Type foundries have websites, too. And they’re so much more than a portfolio of fonts. Digital type foundries are essentially software firms, selling virtual goods: an array of countless coordinates, coded to display glyphs and symbols on screens. The website is the hub: the specimen and the tester, the vendor and point of sale. If that’s not enough, it also has to look damn good. The website expresses, transports and mediates the foundry’s aesthetic values. It’s a shop window, an art gallery and a glossy trade magazine all in one. Independent type foundries, which licence their typefaces via one source and one source only, are in fact dependent on a reliable online store and a well-programmed website.

When the foundry was launched in 2022, we were sitting in a space that was once a warehouse for old and broken televisions. It was dusty and cold; the antique, industrial heaters had long stopped working. From there, we published a self-built site on a subdomain of our studio site. It ran on Wordpress and Lay Theme with Fontdue power-housing the shop and font integration. This DIY approach served us well, especially in the humble, early days when the budget couldn’t afford a developer. That said, this method also bears its restraints, limited by the digital parameters of prefab systems (the usual spiel of pros and cons).

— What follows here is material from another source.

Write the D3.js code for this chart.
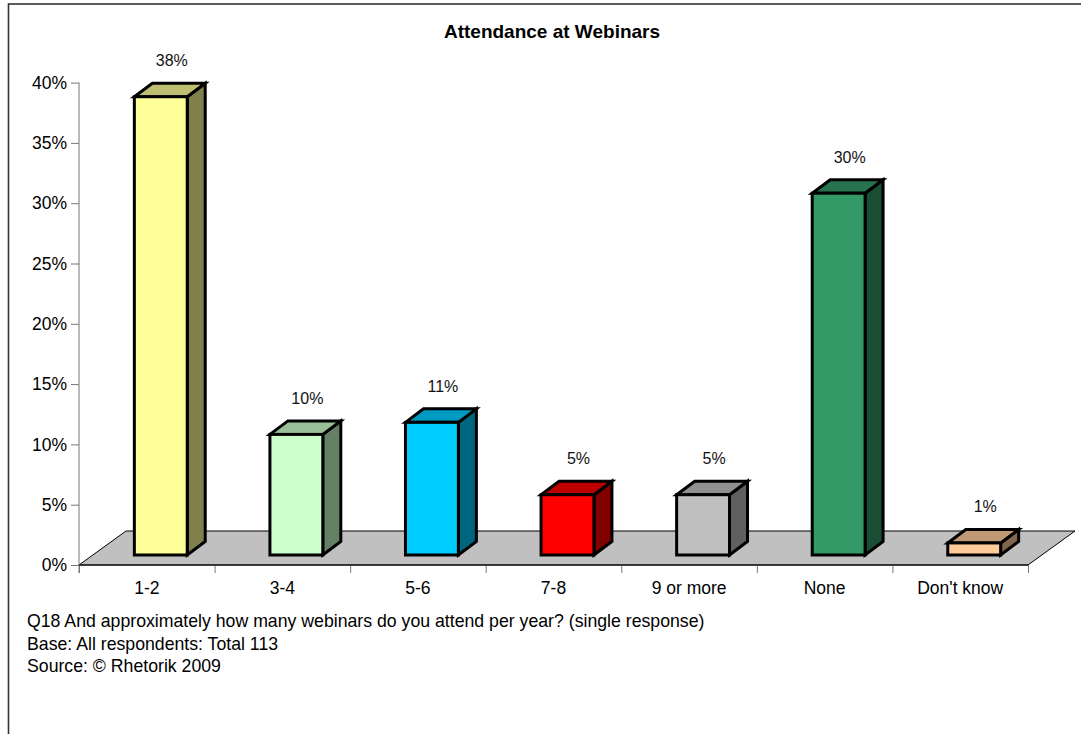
<!DOCTYPE html>
<html>
<head>
<meta charset="utf-8">
<script src="https://cdn.jsdelivr.net/npm/d3@7"></script>
<style>
  html, body { margin: 0; padding: 0; background: #fff; }
  svg { display: block; font-family: "Liberation Sans", Arial, sans-serif; }
</style>
</head>
<body>
<svg id="chart" width="1081" height="734"></svg>
<script>
// Survey answers: webinars attended per year
const categories = ["1-2", "3-4", "5-6", "7-8", "9 or more", "None", "Don't know"];
const shares = [38, 10, 11, 5, 5, 30, 1];
const yTicks = [0, 5, 10, 15, 20, 25, 30, 35, 40];
const footnotes = [
  "Q18 And approximately how many webinars do you attend per year? (single response)",
  "Base: All respondents: Total 113",
  "Source: \u00A9 Rhetorik 2009"
];

// Face colours for each bar: front, top, side
const frontColors = ["#FFFF99", "#CCFFCC", "#00CCFF", "#FF0000", "#C0C0C0", "#339966", "#FFCC99"];
const topColors   = ["#BFBF73", "#99BF99", "#0099BF", "#BF0000", "#909090", "#26734D", "#BF9973"];
const sideColors  = ["#80804D", "#668066", "#006680", "#800000", "#606060", "#1A4D33", "#80664D"];

const svg = d3.select("#chart");

// frame
svg.append("rect")
  .attr("x", 8.5).attr("y", 4).attr("width", 1100).attr("height", 760)
  .attr("fill", "#fff").attr("stroke", "#333").attr("stroke-width", 1.6);

const plotLeft = 79, plotRight = 1028, plotBase = 565, plotTop = 82.6;
const floorDepth = { dx: 47, dy: -34 };     // full depth of the floor
const barOffset  = { dx: 14, dy: -10 };     // front face of bars inside the floor
const barDepth   = { dx: 18, dy: -13.5 };   // depth of each bar

const y = d3.scaleLinear().domain([0, 40]).range([plotBase, plotTop]);
const x = d3.scaleBand().domain(categories).range([plotLeft, plotRight])
  .paddingInner(0.61).paddingOuter(0.305);
const edges = d3.scaleLinear().domain([0, categories.length]).range([plotLeft, plotRight]);

// title
svg.append("text")
  .attr("x", 552).attr("y", 38).attr("text-anchor", "middle")
  .attr("font-size", 19).attr("font-weight", "bold").attr("fill", "#000")
  .text("Attendance at Webinars");

// floor
const floorPts = [
  [plotLeft, plotBase], [plotRight, plotBase],
  [plotRight + floorDepth.dx, plotBase + floorDepth.dy],
  [plotLeft + floorDepth.dx, plotBase + floorDepth.dy]
];
svg.append("polygon")
  .attr("points", floorPts.map(p => p.join(",")).join(" "))
  .attr("fill", "#C0C0C0").attr("stroke", "#000").attr("stroke-width", 1);

// y axis
const yAxis = d3.axisLeft(y).tickValues(yTicks).tickFormat(d => d + "%")
  .tickSize(8).tickPadding(4).tickSizeOuter(0);
const yg = svg.append("g").attr("transform", `translate(${plotLeft},0)`).call(yAxis);
yg.select(".domain").remove();
yg.selectAll(".tick line").attr("stroke", "#777");
yg.selectAll(".tick text").attr("font-size", 17.5).attr("fill", "#000")
  .attr("font-family", "\"Liberation Sans\", Arial, sans-serif");
svg.append("line")
  .attr("x1", plotLeft).attr("x2", plotLeft).attr("y1", y(40)).attr("y2", plotBase + 8)
  .attr("stroke", "#777").attr("stroke-width", 1);

// x axis: boundary ticks and category labels
const xTickAxis = d3.axisBottom(edges).tickValues(d3.range(categories.length + 1))
  .tickFormat("").tickSize(8).tickSizeOuter(0);
const xt = svg.append("g").attr("transform", `translate(0,${plotBase})`).call(xTickAxis);
xt.select(".domain").remove();
xt.selectAll(".tick line").attr("stroke", "#777");

const xLabelAxis = d3.axisBottom(x).tickSize(0).tickPadding(17);
const xl = svg.append("g").attr("transform", `translate(0,${plotBase})`).call(xLabelAxis);
xl.select(".domain").remove();
xl.selectAll(".tick text").attr("font-size", 17.5).attr("fill", "#000")
  .attr("font-family", "\"Liberation Sans\", Arial, sans-serif");

svg.append("line")
  .attr("x1", plotLeft).attr("x2", plotRight).attr("y1", plotBase).attr("y2", plotBase)
  .attr("stroke", "#000").attr("stroke-width", 1);

// 3D bars
const bw = x.bandwidth();
const bars = svg.append("g");
categories.forEach((c, i) => {
  const v = shares[i];
  const x0 = x(c) + barOffset.dx, x1 = x0 + bw;
  const yb = plotBase + barOffset.dy, yt = y(v) + barOffset.dy;
  const dx = barDepth.dx, dy = barDepth.dy;
  const g = bars.append("g")
    .attr("stroke", "#000").attr("stroke-width", 3).attr("stroke-linejoin", "miter");
  // side
  g.append("polygon")
    .attr("points", [[x1, yt], [x1 + dx, yt + dy], [x1 + dx, yb + dy], [x1, yb]].map(p => p.join(",")).join(" "))
    .attr("fill", sideColors[i]);
  // top
  g.append("polygon")
    .attr("points", [[x0, yt], [x0 + dx, yt + dy], [x1 + dx, yt + dy], [x1, yt]].map(p => p.join(",")).join(" "))
    .attr("fill", topColors[i]);
  // front
  g.append("rect")
    .attr("x", x0).attr("y", yt).attr("width", bw).attr("height", yb - yt)
    .attr("fill", frontColors[i]);
  // value label
  svg.append("text")
    .attr("x", x0 + bw / 2 + 11).attr("y", yt + dy - 17)
    .attr("text-anchor", "middle").attr("font-size", 16).attr("fill", "#111")
    .text(v + "%");
});

// footnotes
svg.append("g").selectAll("text").data(footnotes).join("text")
  .attr("x", 27).attr("y", (d, i) => 627 + i * 22.5)
  .attr("font-size", 17.7).attr("fill", "#000")
  .text(d => d);
</script>
</body>
</html>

As the foundry gained traction, we soon realised a custom-built website (constructed from scratch) is necessary to fit our needs without any restrictions or technical work-arounds. From the start of this process, the vision was not to completely redesign the website and foundry’s online aesthetics. Happy with the general look, it was more about updating the vibe and improving the site’s experience, making it easier and more enjoyable to browse and test typefaces, while simultaneously adding slickness and responsiveness.
Hence, we teamed up with Alejandro Ample, a Berlin-based graphic designer, developer and educator from València, Spain. Starting with Kirby and ending with Sanity as our CMS, Alejandro turned the blueprint into reality. We are grateful for his patience, endurance and understanding, especially in those few back-peddling moments. Sometimes Figma still won’t help to entirely escape the occasional trial and error heuristics. Naturally, we also stuck with Fontdue, which remains to be an extremely useful tool for type foundries. Thanks to Tom Conroy for offering continued support and improving the service along the way.

So what’s new on the new website? A major update is the use of Lotties. These are vector graphic animations, basically JSON files running an SVG slideshow. They entered the scene roughly ten years ago and are very efficient for typographic animations. Avoiding rasterisation and heavy video files, they are small in size, perfect for crisp display of fonts in motion and help to reduce bandwidth. It’s a win-win [wink]. We use them for the covers of the typefaces and notes on the landing page. Thanks to Samara Keller for kickstarting that engine for us.

We’ve included an overview page called Collection which allows you to glance at (and filter, if needed) the whole catalog at once. There are far improved newsletter sign-up forms and a Licensing page with a comprehensive FAQ section. The typeface pages have been massively improved with more fluid, custom-built type testers, glyphs overview, display of special features and fonts-in-use samples. You can now search in the list of supported languages.

Also, with the contrast symbol in the menu, you can invert and change colors in four different modes: original, inverted, greyscale, grayscale inverted. And the notes, like the one you’re reading right now, are presented collectively on their own page. Btw, thank you for making it to the end. You deserve a ★. So, if you haven’t done so already, please enjoy browsing, surfing, reading, typing, clicking and endlessly scrolling up and down our new pages on haltypefaces.com.